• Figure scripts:
--- Start ---

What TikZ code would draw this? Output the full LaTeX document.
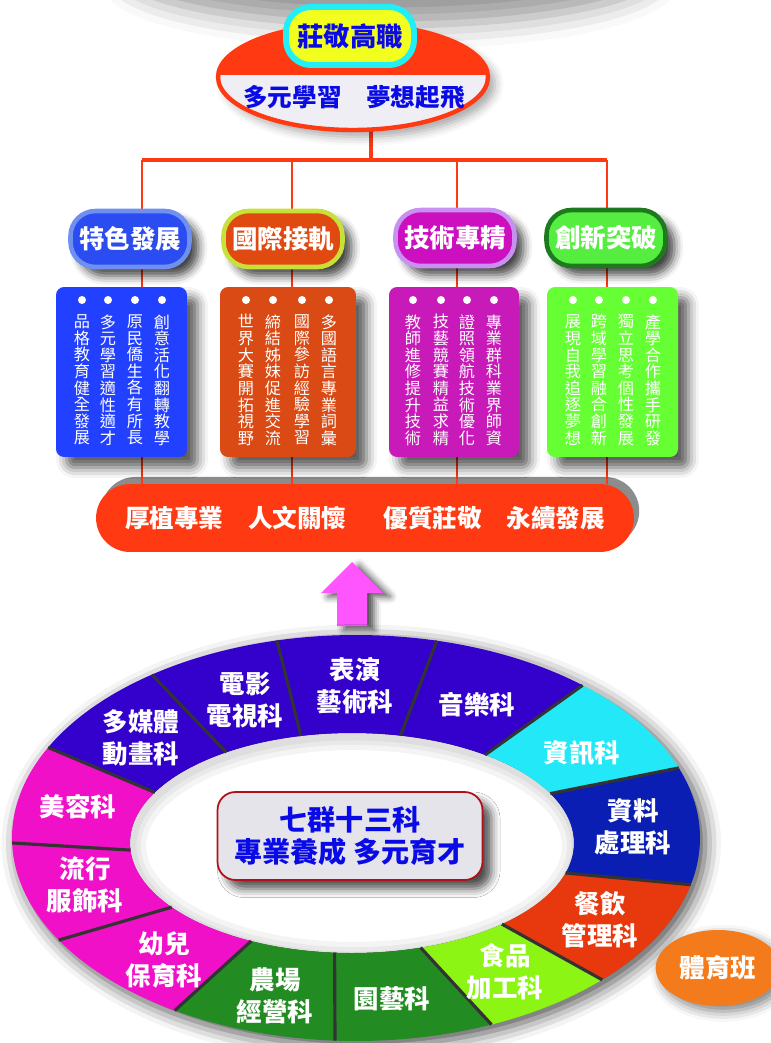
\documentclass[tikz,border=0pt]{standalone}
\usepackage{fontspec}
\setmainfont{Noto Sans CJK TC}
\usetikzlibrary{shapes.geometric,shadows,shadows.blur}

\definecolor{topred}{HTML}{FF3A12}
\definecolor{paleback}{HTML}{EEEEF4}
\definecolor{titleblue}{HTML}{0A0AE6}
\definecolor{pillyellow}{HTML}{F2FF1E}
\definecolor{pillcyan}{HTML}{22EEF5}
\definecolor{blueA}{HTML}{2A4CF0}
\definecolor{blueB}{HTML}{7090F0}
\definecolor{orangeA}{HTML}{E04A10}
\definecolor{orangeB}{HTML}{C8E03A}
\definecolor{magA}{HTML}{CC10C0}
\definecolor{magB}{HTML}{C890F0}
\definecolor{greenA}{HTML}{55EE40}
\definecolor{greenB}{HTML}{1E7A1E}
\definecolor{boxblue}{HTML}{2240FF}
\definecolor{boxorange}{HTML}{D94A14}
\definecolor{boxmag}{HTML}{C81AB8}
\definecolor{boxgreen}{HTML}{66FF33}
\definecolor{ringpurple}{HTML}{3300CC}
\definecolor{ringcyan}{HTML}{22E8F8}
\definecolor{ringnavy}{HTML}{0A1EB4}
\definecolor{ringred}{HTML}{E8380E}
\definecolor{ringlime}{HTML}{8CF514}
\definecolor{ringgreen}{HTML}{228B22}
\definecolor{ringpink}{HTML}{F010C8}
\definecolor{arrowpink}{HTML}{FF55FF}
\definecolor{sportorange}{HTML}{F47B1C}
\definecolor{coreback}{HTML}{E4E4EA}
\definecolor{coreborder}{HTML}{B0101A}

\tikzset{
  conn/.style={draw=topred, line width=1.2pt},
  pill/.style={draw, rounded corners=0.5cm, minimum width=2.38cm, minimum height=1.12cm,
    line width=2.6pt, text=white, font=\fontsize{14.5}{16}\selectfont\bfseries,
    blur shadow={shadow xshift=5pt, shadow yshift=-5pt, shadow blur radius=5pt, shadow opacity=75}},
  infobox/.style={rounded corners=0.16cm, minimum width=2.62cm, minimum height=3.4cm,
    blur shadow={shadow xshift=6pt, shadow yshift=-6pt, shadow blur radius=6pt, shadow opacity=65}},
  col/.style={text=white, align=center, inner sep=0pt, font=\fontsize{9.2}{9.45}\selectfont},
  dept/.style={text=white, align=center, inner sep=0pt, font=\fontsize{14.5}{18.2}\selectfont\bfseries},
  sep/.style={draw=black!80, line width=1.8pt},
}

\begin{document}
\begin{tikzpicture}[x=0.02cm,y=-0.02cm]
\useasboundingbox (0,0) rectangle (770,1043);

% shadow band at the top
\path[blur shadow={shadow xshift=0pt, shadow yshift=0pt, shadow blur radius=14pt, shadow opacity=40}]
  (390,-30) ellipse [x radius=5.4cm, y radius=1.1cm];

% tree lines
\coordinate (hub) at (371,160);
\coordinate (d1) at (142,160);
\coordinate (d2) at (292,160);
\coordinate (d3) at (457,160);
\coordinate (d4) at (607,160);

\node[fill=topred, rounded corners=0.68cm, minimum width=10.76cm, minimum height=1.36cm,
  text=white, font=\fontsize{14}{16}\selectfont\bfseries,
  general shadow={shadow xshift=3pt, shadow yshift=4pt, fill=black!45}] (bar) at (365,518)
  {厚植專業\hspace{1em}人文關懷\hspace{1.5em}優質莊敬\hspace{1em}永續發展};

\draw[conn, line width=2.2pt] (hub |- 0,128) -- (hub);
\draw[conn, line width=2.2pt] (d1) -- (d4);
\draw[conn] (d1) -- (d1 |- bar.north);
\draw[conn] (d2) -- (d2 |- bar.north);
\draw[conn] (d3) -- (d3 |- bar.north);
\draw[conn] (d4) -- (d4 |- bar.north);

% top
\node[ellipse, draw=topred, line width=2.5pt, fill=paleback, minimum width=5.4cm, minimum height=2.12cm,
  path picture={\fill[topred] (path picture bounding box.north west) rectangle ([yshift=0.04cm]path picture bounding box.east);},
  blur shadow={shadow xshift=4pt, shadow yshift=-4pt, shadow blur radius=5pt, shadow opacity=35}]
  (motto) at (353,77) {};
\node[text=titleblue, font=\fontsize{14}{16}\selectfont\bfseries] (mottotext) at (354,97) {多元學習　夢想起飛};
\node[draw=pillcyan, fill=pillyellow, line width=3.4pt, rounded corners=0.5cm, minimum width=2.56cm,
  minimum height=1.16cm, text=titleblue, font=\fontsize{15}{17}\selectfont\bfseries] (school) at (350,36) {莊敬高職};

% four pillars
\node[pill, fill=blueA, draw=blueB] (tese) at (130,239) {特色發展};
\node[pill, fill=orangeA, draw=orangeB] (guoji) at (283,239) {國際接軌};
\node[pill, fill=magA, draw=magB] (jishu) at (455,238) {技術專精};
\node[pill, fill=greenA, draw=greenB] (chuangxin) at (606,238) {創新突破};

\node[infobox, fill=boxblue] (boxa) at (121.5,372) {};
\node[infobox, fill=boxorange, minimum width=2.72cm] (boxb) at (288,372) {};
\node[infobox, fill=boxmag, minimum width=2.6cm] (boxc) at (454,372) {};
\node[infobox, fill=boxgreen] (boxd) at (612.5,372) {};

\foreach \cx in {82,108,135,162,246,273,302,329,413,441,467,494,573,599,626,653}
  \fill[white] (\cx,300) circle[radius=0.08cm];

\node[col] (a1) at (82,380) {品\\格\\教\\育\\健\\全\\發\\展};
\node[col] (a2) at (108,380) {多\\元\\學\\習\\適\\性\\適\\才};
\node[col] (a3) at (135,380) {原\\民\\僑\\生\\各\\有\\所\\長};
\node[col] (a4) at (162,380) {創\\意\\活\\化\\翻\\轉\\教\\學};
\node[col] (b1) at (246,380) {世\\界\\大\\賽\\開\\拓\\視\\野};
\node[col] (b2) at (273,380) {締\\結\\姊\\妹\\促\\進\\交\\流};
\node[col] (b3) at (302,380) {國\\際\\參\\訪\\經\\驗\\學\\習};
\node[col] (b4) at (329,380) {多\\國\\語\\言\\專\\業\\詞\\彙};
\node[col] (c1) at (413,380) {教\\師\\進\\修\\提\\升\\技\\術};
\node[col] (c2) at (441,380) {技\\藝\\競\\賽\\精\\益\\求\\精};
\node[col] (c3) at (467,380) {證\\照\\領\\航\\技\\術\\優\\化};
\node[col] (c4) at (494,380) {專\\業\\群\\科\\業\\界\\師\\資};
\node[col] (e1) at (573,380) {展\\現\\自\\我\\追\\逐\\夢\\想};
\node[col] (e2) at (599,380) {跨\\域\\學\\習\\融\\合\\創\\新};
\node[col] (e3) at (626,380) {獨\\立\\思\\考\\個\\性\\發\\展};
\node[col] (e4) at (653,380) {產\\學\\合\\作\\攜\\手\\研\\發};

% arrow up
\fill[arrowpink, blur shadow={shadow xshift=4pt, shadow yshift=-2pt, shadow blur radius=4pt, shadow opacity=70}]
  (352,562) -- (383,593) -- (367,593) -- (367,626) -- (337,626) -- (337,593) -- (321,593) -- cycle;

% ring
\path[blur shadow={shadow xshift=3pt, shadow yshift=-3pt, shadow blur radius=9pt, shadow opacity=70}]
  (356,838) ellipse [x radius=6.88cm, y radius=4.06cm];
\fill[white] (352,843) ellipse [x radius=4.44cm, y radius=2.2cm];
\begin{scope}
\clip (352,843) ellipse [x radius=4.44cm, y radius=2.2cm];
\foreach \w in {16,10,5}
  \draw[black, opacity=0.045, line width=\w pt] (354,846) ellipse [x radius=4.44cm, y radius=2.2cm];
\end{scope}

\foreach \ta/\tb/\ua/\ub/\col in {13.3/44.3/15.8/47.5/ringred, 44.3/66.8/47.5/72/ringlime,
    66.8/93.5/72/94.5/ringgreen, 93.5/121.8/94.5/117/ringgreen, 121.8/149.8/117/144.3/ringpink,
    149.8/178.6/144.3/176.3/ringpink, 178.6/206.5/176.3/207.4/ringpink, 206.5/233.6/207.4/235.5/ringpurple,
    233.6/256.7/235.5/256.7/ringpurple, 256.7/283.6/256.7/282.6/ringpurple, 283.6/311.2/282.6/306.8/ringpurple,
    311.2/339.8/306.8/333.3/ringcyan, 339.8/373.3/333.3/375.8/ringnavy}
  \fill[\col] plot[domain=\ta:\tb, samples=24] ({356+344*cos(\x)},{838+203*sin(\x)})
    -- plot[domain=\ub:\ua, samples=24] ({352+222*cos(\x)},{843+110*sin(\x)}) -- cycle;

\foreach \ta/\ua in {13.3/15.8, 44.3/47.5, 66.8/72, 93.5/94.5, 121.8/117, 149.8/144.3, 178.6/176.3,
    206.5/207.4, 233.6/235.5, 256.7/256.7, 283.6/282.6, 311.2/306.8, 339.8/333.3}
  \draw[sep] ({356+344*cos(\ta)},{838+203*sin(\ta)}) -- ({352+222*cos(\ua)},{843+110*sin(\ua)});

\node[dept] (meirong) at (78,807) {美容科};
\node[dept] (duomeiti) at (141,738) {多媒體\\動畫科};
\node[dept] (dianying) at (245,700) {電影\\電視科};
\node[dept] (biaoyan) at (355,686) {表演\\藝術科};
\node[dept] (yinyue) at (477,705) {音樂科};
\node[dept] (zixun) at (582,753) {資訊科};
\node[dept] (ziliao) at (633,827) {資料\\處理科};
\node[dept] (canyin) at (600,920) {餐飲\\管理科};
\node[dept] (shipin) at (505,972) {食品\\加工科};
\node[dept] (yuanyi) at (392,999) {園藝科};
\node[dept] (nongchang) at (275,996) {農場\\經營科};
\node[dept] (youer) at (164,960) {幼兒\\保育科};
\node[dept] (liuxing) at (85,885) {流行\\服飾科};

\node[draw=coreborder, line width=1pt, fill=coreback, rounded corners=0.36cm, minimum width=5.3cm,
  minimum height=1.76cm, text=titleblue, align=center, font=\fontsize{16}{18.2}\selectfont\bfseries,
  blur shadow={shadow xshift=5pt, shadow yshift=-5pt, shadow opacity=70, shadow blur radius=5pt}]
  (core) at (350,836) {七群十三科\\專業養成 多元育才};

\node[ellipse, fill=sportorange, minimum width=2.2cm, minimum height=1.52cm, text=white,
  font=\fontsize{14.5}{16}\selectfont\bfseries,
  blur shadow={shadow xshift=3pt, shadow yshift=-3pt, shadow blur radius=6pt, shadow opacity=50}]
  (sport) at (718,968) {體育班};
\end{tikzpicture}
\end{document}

--- End ---
--- Start ---

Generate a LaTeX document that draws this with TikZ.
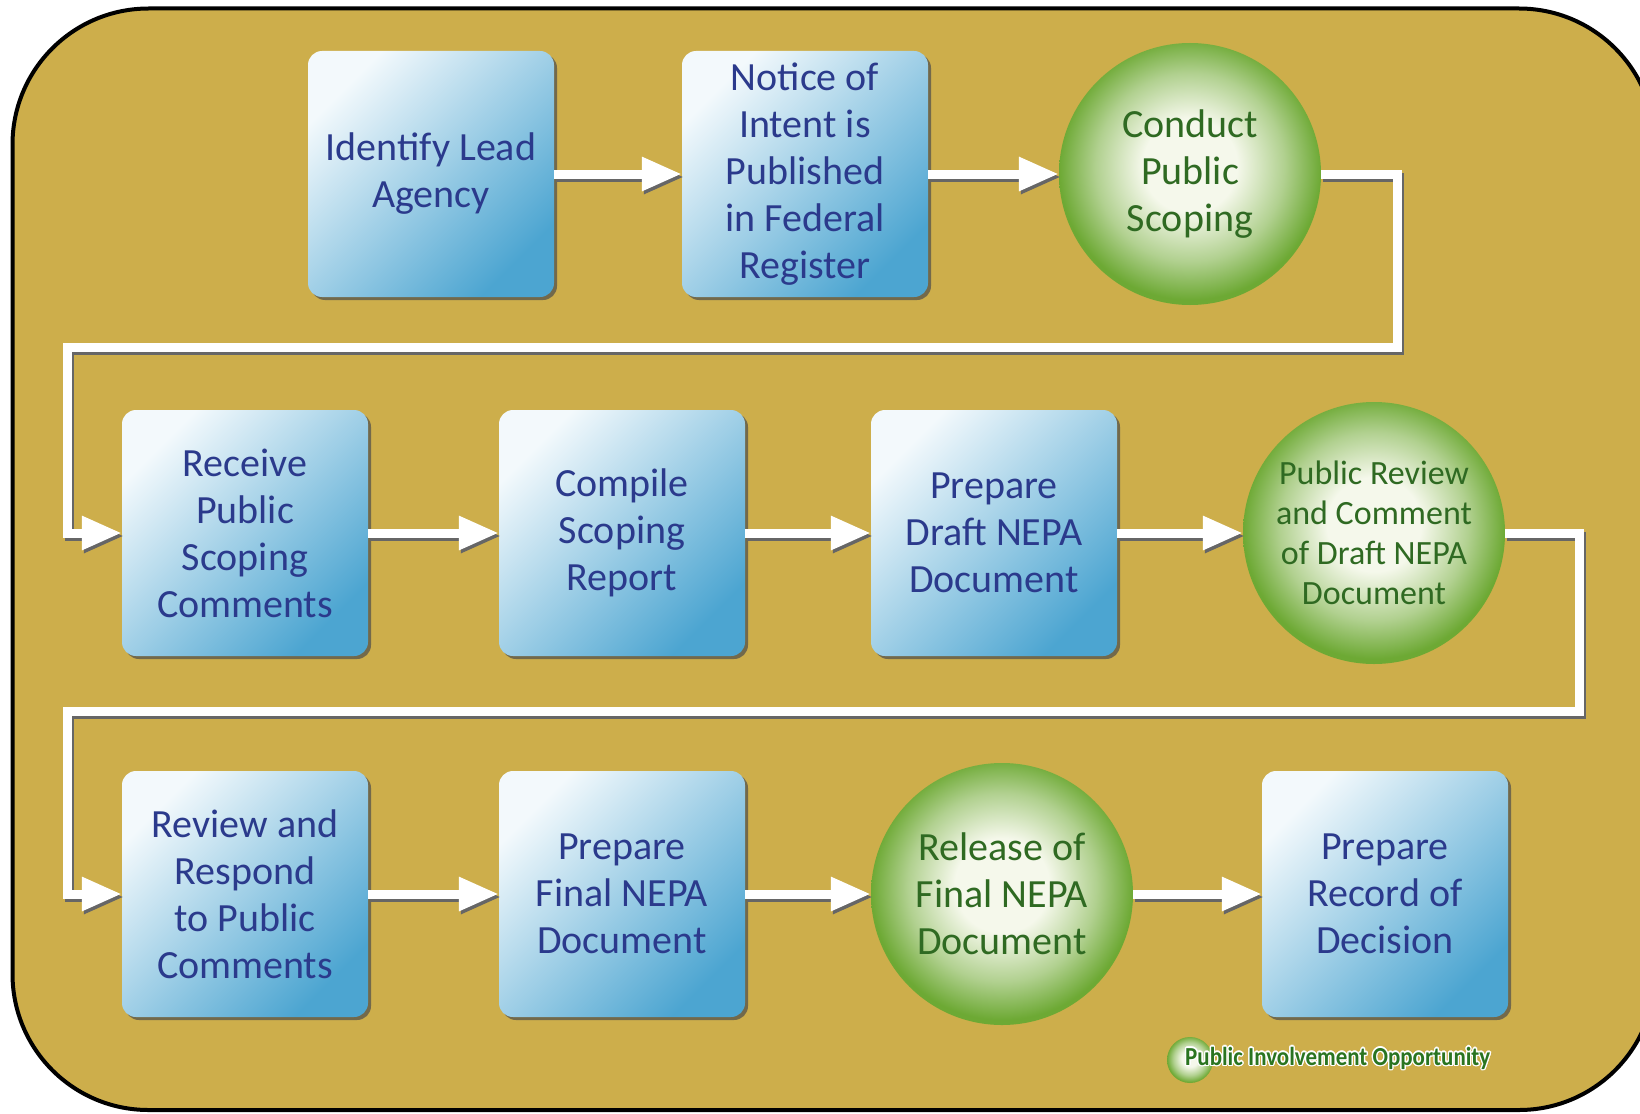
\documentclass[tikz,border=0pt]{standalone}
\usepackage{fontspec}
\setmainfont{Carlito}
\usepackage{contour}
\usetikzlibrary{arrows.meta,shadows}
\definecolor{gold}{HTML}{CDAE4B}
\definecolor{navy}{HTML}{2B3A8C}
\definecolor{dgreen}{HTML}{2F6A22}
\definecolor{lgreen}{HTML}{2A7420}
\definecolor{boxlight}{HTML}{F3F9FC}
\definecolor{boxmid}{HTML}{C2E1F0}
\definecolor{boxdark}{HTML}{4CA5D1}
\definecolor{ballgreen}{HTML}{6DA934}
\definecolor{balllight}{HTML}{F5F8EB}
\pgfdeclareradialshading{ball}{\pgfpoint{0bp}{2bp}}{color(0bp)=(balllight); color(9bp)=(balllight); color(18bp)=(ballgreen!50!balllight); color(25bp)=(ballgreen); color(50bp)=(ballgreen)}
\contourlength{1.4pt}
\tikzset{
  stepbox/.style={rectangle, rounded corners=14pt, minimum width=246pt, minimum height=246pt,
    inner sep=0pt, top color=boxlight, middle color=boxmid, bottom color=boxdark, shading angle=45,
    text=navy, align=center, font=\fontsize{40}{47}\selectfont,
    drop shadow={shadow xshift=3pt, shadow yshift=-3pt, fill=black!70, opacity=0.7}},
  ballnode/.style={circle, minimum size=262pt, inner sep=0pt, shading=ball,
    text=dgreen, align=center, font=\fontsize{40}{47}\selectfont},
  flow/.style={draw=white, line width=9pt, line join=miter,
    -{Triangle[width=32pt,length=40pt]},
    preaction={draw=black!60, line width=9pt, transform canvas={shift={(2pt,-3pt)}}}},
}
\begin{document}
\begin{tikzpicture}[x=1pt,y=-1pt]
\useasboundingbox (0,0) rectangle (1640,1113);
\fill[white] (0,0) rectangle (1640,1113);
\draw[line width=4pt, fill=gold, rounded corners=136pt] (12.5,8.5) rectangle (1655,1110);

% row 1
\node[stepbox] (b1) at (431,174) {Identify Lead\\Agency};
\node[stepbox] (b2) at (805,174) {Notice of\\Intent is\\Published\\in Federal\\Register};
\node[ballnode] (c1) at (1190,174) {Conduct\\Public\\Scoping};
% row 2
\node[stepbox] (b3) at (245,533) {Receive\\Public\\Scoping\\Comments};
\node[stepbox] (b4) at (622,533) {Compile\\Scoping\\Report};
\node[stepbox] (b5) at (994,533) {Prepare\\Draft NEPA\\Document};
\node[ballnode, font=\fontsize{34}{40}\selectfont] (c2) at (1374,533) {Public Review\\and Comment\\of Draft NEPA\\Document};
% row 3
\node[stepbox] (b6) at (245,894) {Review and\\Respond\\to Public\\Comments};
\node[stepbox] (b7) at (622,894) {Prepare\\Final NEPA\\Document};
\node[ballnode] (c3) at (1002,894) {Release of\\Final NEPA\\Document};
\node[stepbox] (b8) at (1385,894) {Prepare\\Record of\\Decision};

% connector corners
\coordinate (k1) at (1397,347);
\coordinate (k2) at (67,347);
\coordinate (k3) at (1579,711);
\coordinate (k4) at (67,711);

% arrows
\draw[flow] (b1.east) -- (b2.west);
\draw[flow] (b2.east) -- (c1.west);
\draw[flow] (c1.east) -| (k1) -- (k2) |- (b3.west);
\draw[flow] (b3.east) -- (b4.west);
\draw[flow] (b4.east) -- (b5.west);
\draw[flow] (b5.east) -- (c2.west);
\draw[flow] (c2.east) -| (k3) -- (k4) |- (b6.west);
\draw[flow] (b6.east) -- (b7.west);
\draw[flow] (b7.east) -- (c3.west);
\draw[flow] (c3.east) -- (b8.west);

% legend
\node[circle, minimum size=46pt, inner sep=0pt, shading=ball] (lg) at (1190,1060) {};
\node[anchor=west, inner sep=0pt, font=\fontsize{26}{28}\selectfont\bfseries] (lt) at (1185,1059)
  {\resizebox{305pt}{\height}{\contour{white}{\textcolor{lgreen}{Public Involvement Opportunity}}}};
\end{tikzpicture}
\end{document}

--- End ---
--- Start ---

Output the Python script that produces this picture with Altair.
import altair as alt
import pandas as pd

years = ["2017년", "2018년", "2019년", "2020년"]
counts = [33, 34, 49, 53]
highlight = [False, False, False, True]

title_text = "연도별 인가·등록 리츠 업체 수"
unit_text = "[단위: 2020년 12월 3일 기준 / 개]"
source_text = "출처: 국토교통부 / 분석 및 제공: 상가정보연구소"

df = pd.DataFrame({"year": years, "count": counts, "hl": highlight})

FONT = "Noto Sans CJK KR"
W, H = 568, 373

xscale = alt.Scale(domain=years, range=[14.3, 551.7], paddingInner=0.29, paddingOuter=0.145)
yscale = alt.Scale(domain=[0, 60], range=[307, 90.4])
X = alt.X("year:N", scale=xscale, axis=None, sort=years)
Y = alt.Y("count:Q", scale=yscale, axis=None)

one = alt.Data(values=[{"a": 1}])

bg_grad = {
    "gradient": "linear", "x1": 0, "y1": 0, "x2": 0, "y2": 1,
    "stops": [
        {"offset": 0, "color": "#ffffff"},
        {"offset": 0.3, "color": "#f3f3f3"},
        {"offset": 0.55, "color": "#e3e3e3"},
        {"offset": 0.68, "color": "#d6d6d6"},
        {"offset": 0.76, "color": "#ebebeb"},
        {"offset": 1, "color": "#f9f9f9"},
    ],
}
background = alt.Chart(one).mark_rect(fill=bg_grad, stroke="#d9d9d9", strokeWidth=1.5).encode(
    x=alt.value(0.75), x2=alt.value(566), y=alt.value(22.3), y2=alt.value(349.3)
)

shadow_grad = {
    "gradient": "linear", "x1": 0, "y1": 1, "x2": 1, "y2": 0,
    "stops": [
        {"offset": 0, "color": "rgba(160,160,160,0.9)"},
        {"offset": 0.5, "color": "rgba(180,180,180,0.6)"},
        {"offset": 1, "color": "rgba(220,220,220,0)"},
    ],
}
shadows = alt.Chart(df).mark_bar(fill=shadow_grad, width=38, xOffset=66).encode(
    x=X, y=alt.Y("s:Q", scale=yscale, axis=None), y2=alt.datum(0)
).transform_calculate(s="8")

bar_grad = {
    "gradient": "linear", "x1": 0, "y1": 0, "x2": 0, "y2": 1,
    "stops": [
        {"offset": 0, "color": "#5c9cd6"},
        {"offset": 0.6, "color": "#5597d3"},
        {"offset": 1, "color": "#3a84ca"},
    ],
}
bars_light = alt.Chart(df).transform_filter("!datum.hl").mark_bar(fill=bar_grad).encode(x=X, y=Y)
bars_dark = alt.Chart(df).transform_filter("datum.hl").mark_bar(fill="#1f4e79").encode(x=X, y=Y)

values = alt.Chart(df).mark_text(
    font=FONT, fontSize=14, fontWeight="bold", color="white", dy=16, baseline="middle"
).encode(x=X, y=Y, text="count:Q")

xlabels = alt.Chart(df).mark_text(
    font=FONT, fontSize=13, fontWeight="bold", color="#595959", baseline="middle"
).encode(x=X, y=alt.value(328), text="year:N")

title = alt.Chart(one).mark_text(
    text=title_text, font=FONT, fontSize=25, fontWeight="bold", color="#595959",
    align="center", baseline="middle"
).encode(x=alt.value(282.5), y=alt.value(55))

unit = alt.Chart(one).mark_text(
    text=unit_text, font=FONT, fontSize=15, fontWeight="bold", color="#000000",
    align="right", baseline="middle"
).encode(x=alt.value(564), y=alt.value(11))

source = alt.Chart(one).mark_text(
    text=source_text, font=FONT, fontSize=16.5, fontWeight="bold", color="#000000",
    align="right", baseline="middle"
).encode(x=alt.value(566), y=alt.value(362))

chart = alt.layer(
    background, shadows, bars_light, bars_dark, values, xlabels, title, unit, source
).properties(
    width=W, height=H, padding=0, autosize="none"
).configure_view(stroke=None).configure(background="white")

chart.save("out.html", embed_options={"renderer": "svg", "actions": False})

--- End ---

• PROBLEM DESCRIPTION:
Read through the entries and copy every line that includes "with".

• TASK ANSWER:
Generate a LaTeX document that draws this with TikZ.
Output the Python script that produces this picture with Altair.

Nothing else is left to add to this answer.